Abstract

Stakeholders often control vital resources for decision makers, and this can lead decision makers to take stakeholder opinions into account when making important decisions. This process can be complicated by a number of factors. First, many important decisions involve risk and uncertainty. When the outcome is uncertain, how does a decision maker take the views of stakeholders into account? Second, many decision makers are accountable to multiple different stakeholder groups with different preferences. How do these heterogeneous stakeholder groups affect the process of decision making? More generally, do these stakeholder considerations lead to decisions that are not socially optimal? We explore these and related questions by focusing on a specific type of high-stakes decision making in a context featuring significant risk and heterogeneous stakeholders—the decision to evacuate a community during the threat of a hurricane hitting land. There is research on weather forecasting techniques and individual evacuation behavior; however, there is no research on the behavior of local officials in making hurricane evacuation decisions. These decisions provide an excellent context for an exploration into the specific processes by which stakeholder considerations may affect the process of decision making.

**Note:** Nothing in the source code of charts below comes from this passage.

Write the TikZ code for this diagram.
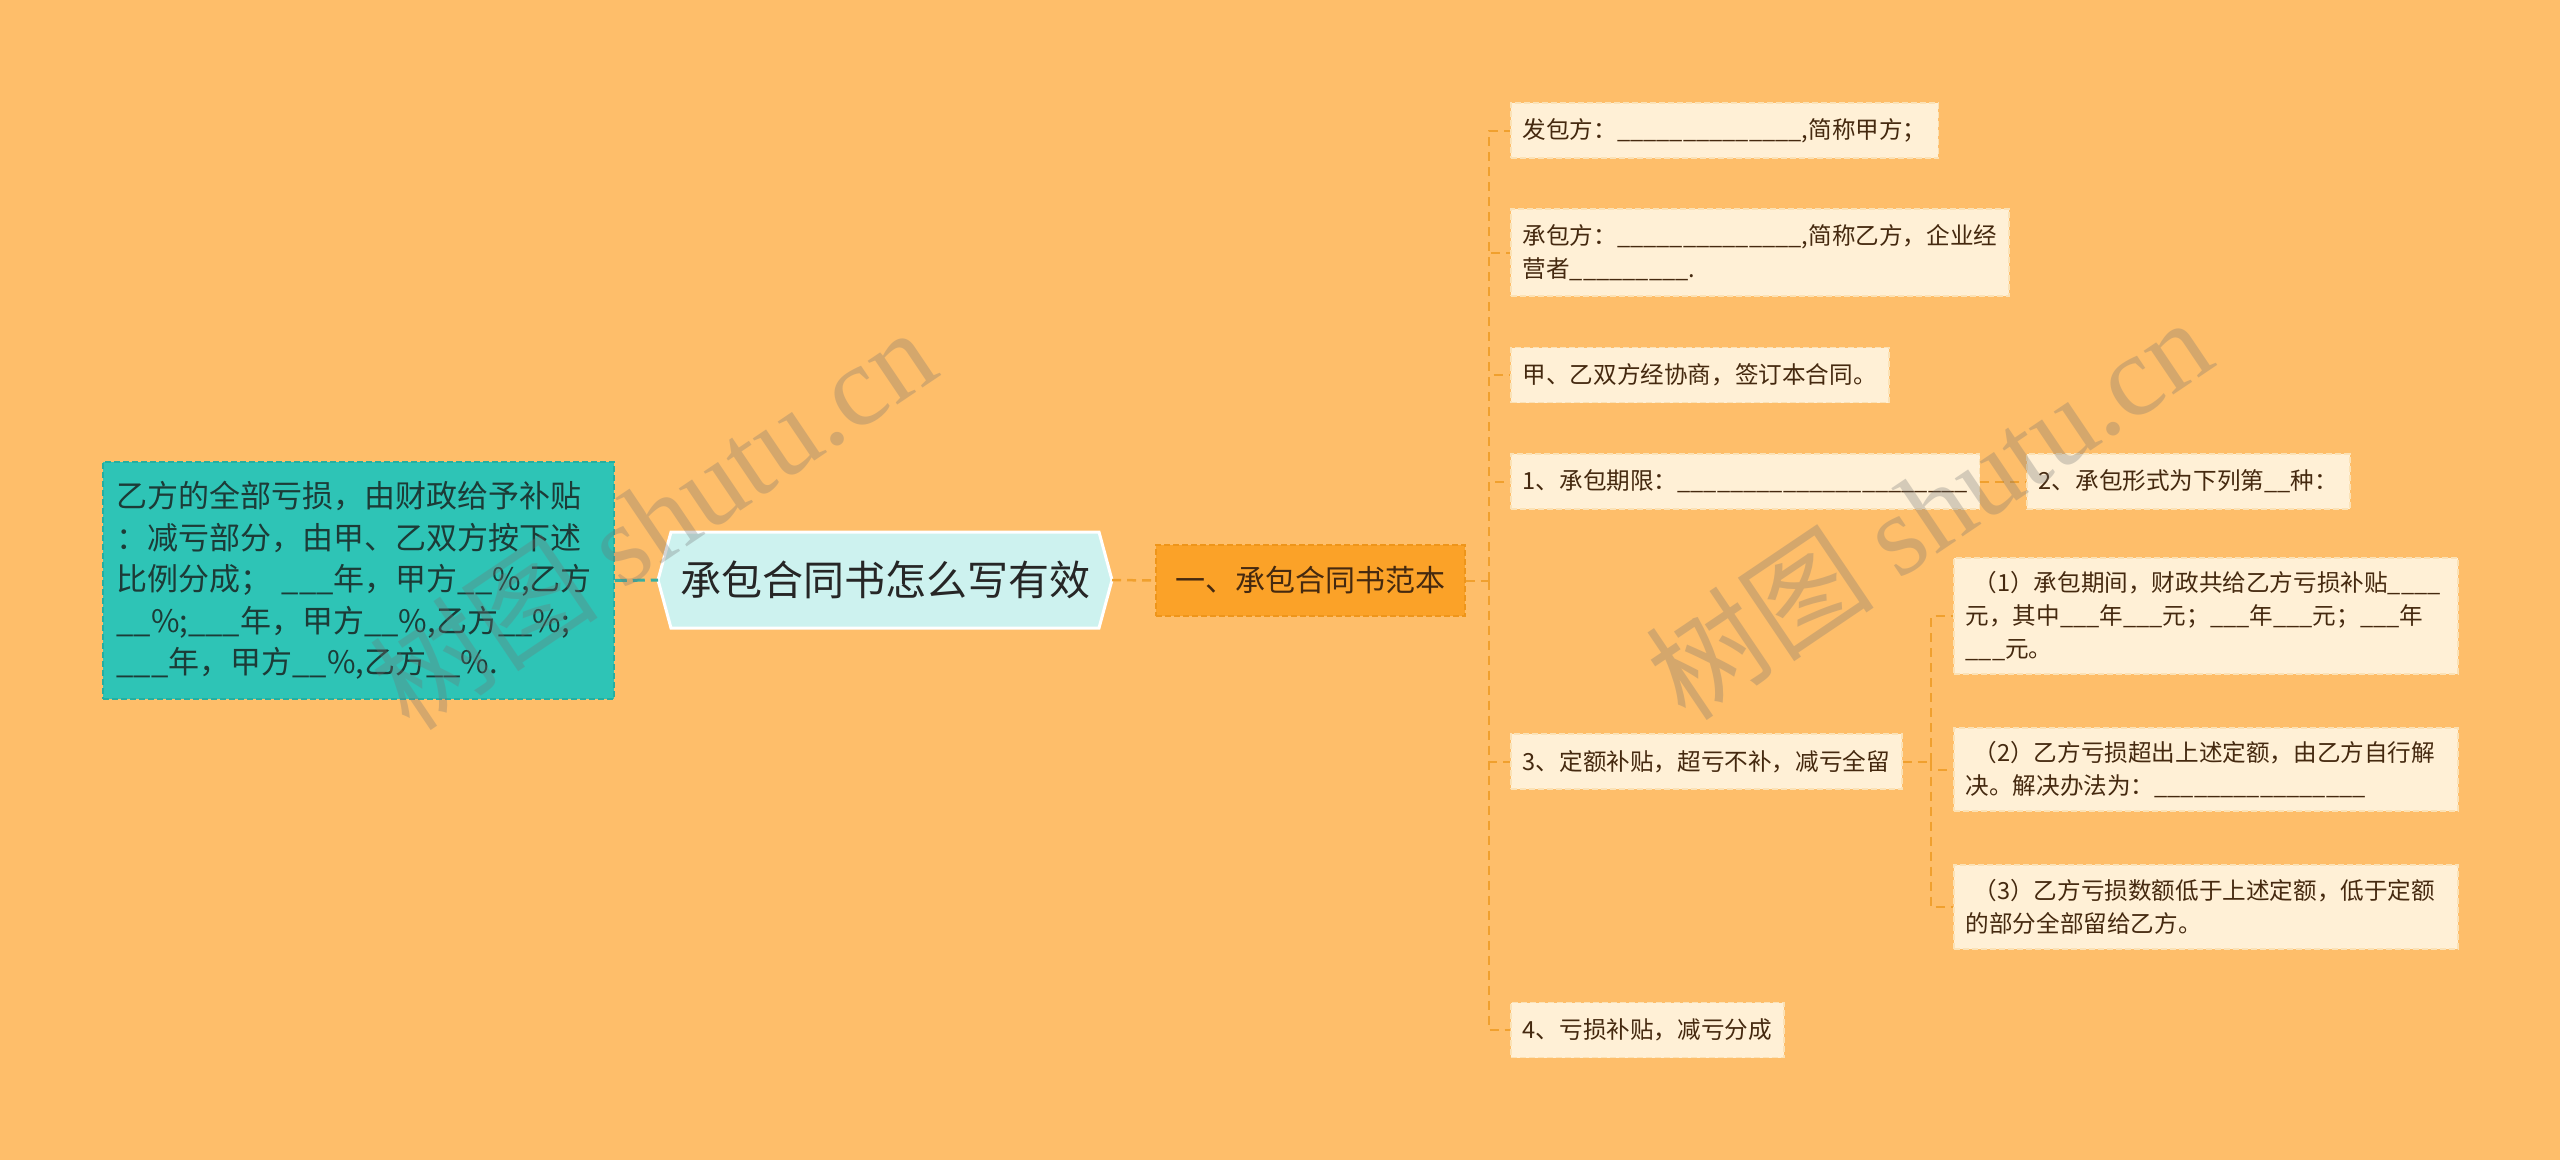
\documentclass[tikz,border=0pt]{standalone}
\usepackage{fontspec}
\setmainfont{Noto Sans CJK SC}
\newfontfamily\wmlatin{Liberation Serif}
\usetikzlibrary{calc}
\definecolor{bgc}{HTML}{FEBE6A}
\definecolor{leafc}{HTML}{FFF0D6}
\definecolor{leafb}{HTML}{FBE2B6}
\definecolor{leaftxt}{HTML}{45290F}
\definecolor{tealc}{HTML}{2EC4B6}
\definecolor{tealb}{HTML}{25AFA1}
\definecolor{tealtxt}{HTML}{1C3B37}
\definecolor{rootc}{HTML}{CDF2EF}
\definecolor{orangec}{HTML}{FBA228}
\definecolor{orangeb}{HTML}{EE951A}
\definecolor{linec}{HTML}{F0A02E}
\definecolor{teall}{HTML}{3AAE9F}
\begin{document}
\begin{tikzpicture}[x=1pt,y=-1pt,
  leaf/.style={rectangle, fill=leafc, draw=leafb, dashed, dash pattern=on 6pt off 3pt, line width=1.5pt,
    anchor=west, align=left, inner xsep=12pt, inner ysep=0pt, minimum height=55pt,
    text=leaftxt, font=\fontsize{23.6}{33}\selectfont},
  subleaf/.style={leaf, minimum width=504pt, text width=480pt},
  tree/.style={draw=linec, dashed, dash pattern=on 9pt off 6pt, line width=2pt},
  wm/.style={rotate=34, text=black!55, opacity=0.3}
]
\useasboundingbox (0,0) rectangle (2560,1160);
\fill[bgc] (0,0) rectangle (2560,1160);

% left teal node
\node[rectangle, fill=tealc, draw=tealb, dashed, dash pattern=on 6pt off 3pt, line width=1.5pt,
  minimum width=511pt, minimum height=237pt, text width=484pt, align=left, inner sep=0pt,
  text=tealtxt, font=\fontsize{31}{41.5}\selectfont] (teal) at (358.5,580.5)
  {乙方的全部亏损，由财政给予补贴\\：减亏部分，由甲、乙双方按下述\\比例分成；\ \_\_\_年，甲方\_\_\%,乙方\\\_\_\%;\_\_\_年，甲方\_\_\%,乙方\_\_\%;\\\_\_\_年，甲方\_\_\%,乙方\_\_\%.};

% root hexagon
\fill[rootc, draw=white, line width=3pt] (658,580) -- (671,532) -- (1099,532) -- (1112,580) -- (1099,628) -- (671,628) -- cycle;
\node[inner sep=0pt, font=\fontsize{41}{46}\selectfont, text=black!85] (root) at (885,580) {承包合同书怎么写有效};
\coordinate (rootL) at (658,580);
\coordinate (rootR) at (1112,580);

% orange node
\node[rectangle, fill=orangec, draw=orangeb, dashed, dash pattern=on 6pt off 3pt, line width=1.5pt,
  minimum width=309pt, minimum height=71pt, inner sep=0pt, text=leaftxt,
  font=\fontsize{30}{34}\selectfont] (sec) at (1310.5,580.5) {一、承包合同书范本};

% leaves
\node[leaf] (l1) at (1510,130.5) {发包方：\_\_\_\_\_\_\_\_\_\_\_\_\_\_,简称甲方；};
\node[leaf, minimum height=87pt] (l2) at (1510,252.5) {承包方：\_\_\_\_\_\_\_\_\_\_\_\_\_\_,简称乙方，企业经\\营者\_\_\_\_\_\_\_\_\_.};
\node[leaf] (l3) at (1510,375) {甲、乙双方经协商，签订本合同。};
\node[leaf] (l4) at (1510,481.5) {1、承包期限：\_\_\_\_\_\_\_\_\_\_\_\_\_\_\_\_\_\_\_\_\_\_};
\node[leaf] (l5) at (2026,481.5) {2、承包形式为下列第\_\_种：};
\node[leaf] (l6) at (1510,761.5) {3、定额补贴，超亏不补，减亏全留};
\node[leaf] (l7) at (1510,1030) {4、亏损补贴，减亏分成};
\node[subleaf, minimum height=116pt] (s1) at (1953,616) {\ （1）承包期间，财政共给乙方亏损补贴\_\_\_\_\\元，其中\_\_\_年\_\_\_元；\_\_\_年\_\_\_元；\_\_\_年\\\_\_\_元。};
\node[subleaf, minimum height=83pt] (s2) at (1953,769.5) {\ （2）乙方亏损超出上述定额，由乙方自行解\\决。解决办法为：\_\_\_\_\_\_\_\_\_\_\_\_\_\_\_\_};
\node[subleaf, minimum height=84pt] (s3) at (1953,907) {\ （3）乙方亏损数额低于上述定额，低于定额\\的部分全部留给乙方。};

% connectors
\draw[draw=teall, dashed, dash pattern=on 12pt off 6pt, line width=3pt] (teal.east) -- (rootL);
\draw[tree, line width=2.5pt] (rootR) -- (sec.west);
\coordinate (trunk) at (1489,580.5);
\draw[tree] (sec.east) -- (trunk);
\foreach \n in {l1,l2,l3,l4,l6,l7} {\draw[tree] (trunk) |- (\n.west);}
\draw[tree] (l4.east) -- (l5.west);
\coordinate (subtrunk) at (1931,761.5);
\draw[tree] (l6.east) -- (subtrunk);
\foreach \n in {s1,s2,s3} {\draw[tree] (subtrunk) |- (\n.west);}

% watermarks
\node[wm] (wm1) at (652,518) {\fontsize{115}{115}\selectfont 树图\ \wmlatin shutu.cn};
\node[wm] (wm2) at (1928,508) {\fontsize{115}{115}\selectfont 树图\ \wmlatin shutu.cn};
\end{tikzpicture}
\end{document}
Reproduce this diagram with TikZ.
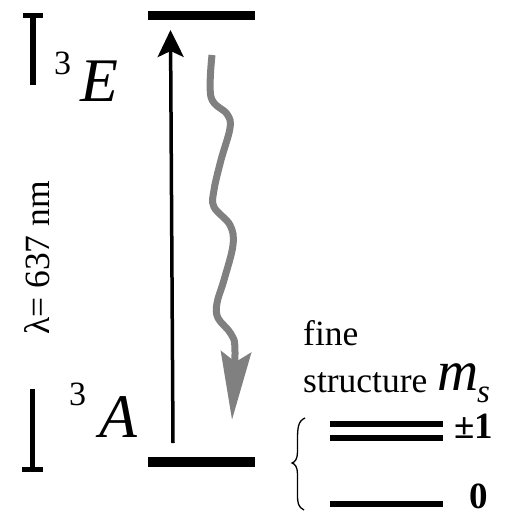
\documentclass[tikz,border=0pt]{standalone}
\usepackage{fontspec}
\setmainfont{Liberation Serif}
\usetikzlibrary{arrows.meta}
\begin{document}
\begin{tikzpicture}[
        x=1pt, y=-1pt,
        nivel/.style={line width=9.5pt},
        subnivel/.style={line width=6pt},
        barra/.style={line width=5.5pt},
        flecha/.style={-{Stealth[length=27pt, width=26pt, inset=6pt]}, line width=3.5pt},
        onda/.style={-{Stealth[length=68pt, width=30pt, inset=10pt]}, line width=7pt, draw=gray},
        texto/.style={inner sep=0pt, anchor=base west, font=\fontsize{35.5}{40}\selectfont},
        indice/.style={inner sep=0pt, anchor=base west, font=\fontsize{34}{34}\selectfont},
        estado/.style={inner sep=0pt, anchor=base west, font=\fontsize{62}{62}\selectfont\itshape},
        numero/.style={inner sep=0pt, anchor=base west, font=\fontsize{37}{37}\selectfont\bfseries}
    ]
        \useasboundingbox (0,0) rectangle (509,516);

        \draw[nivel] (148,15.5) -- (255,15.5);
        \draw[nivel] (148,462) -- (255,462);

        \draw[barra] (33,85) -- (33,13);
        \draw[barra] (23,15.5) -- (43,15.5);
        \draw[barra] (32.5,389) -- (32.5,472);
        \draw[barra] (22,469.5) -- (43,469.5);

        \node[texto, rotate=90, anchor=base] (longitud) at (49,258)
        {λ= 637 nm};

        \node[indice] (tresE) at (54,75) {3};
        \node[estado] (E) at (80,102) {E};
        \node[indice] (tresA) at (69,405) {3};
        \node[estado] (A) at (99,437) {A};

        \coordinate (inicio) at (173,443);
        \coordinate (fin) at (170.5,30);
        \draw[flecha] (inicio) -- (fin);

        \draw[onda] plot[smooth, tension=0.6] coordinates {
            (212,55) (211,97) (227,114) (230,128) (221,160) (214,190)
            (214,207) (230,225) (233,245) (224,280) (217,303) (218,318)
            (231,334) (235,352) (232,420)};

        \node[texto] (fine) at (303,345) {fine};
        \node[texto] (structure) at (303,392) {structure};
        \node[inner sep=0pt, anchor=base west, font=\fontsize{57}{57}\selectfont\itshape] (m) at (437,390) {m};
        \node[inner sep=0pt, anchor=base west, font=\fontsize{33}{33}\selectfont\itshape] (s) at (477,402) {s};

        \draw[subnivel] (330,424) -- (443,424);
        \draw[subnivel] (330,437.5) -- (443,437.5);
        \draw[subnivel] (330,504) -- (443,504);
        \node[numero] (masmenos) at (454,438) {±1};
        \node[numero] (cero) at (469,508) {0};

        \draw[line width=1.3pt] (305,418) .. controls (298,421) and (297.5,428) .. (297.5,440)
            -- (297.5,452) .. controls (297.5,459) and (295,462) .. (292,463)
            .. controls (295,464) and (297.5,467) .. (297.5,474)
            -- (297.5,494) .. controls (297.5,503) and (298,507) .. (304,510);
    \end{tikzpicture}
\end{document}
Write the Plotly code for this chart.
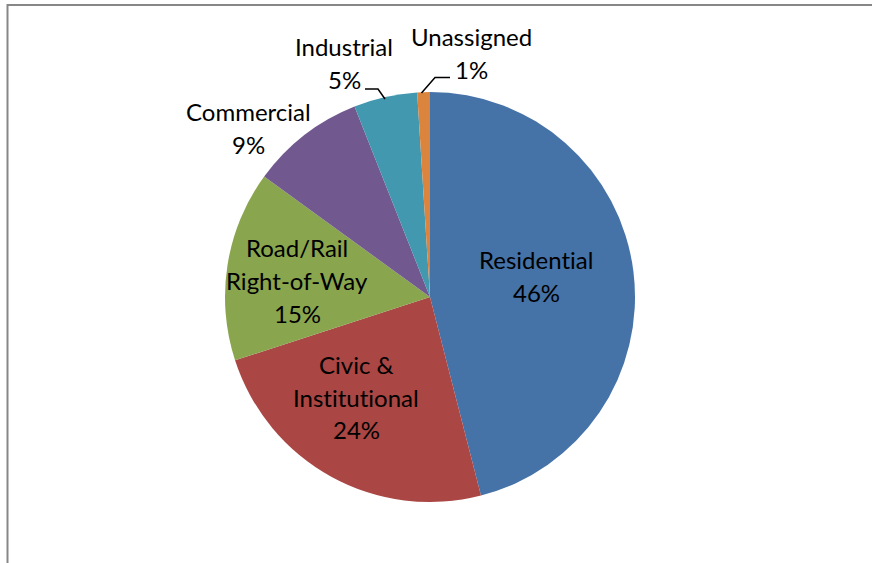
import plotly.graph_objects as go

W, H = 872, 563

categories = ["Residential", "Civic &<br>Institutional", "Road/Rail<br>Right-of-Way",
              "Commercial", "Industrial", "Unassigned"]
values = [46, 24, 15, 9, 5, 1]
colors = ["#4572A7", "#AA4643", "#89A54E", "#71588F", "#4198AF", "#DB843D"]

# label centres (pixels) for each category's text block
label_pos = [(536, 276), (356, 397), (297, 280), (249, 128), (344, 63), (471, 53)]
LINE_GAP = 33

def px(x):
    return x / W

def py(y):
    return 1 - y / H

cx, cy, r = 430, 297, 205

fig = go.Figure(go.Pie(
    labels=[c.replace("<br>", " ") for c in categories],
    values=values,
    marker=dict(colors=colors, line=dict(width=0)),
    sort=False,
    direction="clockwise",
    rotation=0,
    textinfo="none",
    hoverinfo="label+percent",
    domain=dict(x=[px(cx - r), px(cx + r)], y=[py(cy + r), py(cy - r)]),
    showlegend=False,
))

total = sum(values)
annotations = []
for cat, v, (lx, ly) in zip(categories, values, label_pos):
    lines = cat.split("<br>") + [f"{round(100 * v / total)}%"]
    n = len(lines)
    for i, t in enumerate(lines):
        yy = ly + (i - (n - 1) / 2) * LINE_GAP
        annotations.append(dict(
            x=px(lx), y=py(yy), xref="paper", yref="paper",
            text=t.replace("ti", "t\u200ci"), showarrow=False,
            xanchor="center", yanchor="middle",
            font=dict(family="Lato, Carlito, sans-serif", size=24, color="#000000"),
        ))

shapes = [
    # chart area border (left and top)
    dict(type="path", xref="paper", yref="paper",
         path=f"M {px(7.5)} {py(H + 2)} L {px(7.5)} {py(5)} L {px(W + 2)} {py(5)}",
         line=dict(color="#878787", width=2)),
    # leader line: Industrial
    dict(type="path", xref="paper", yref="paper",
         path=f"M {px(365)} {py(89)} L {px(378)} {py(89)} L {px(385)} {py(99)}",
         line=dict(color="#000000", width=1.5)),
    # leader line: Unassigned
    dict(type="path", xref="paper", yref="paper",
         path=f"M {px(421.5)} {py(93)} L {px(435)} {py(77.5)} L {px(450)} {py(77.5)}",
         line=dict(color="#000000", width=1.5)),
]

fig.update_layout(
    width=W, height=H,
    margin=dict(l=0, r=0, t=0, b=0),
    paper_bgcolor="white", plot_bgcolor="white",
    annotations=annotations, shapes=shapes,
)

fig.write_html(
    "out.html",
    config={"displayModeBar": False},
    post_script="document.body.style.margin='0';document.body.style.overflow='hidden';",
)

This study offers a simple model of the process underlying evacuation decision making. The model focuses on how the evacuation threshold is set based on the anticipated costs of Type I versus Type II errors. We then use the model—supplemented with rich qualitative and quantitative data—to offer a series of propositions about the conditions under which nonsocially optimal evacuation decisions may be made. This paper contributes to the literature on decision making by offering a simple model that integrates decision making and stakeholder considerations and by offering specific and novel propositions about this integration.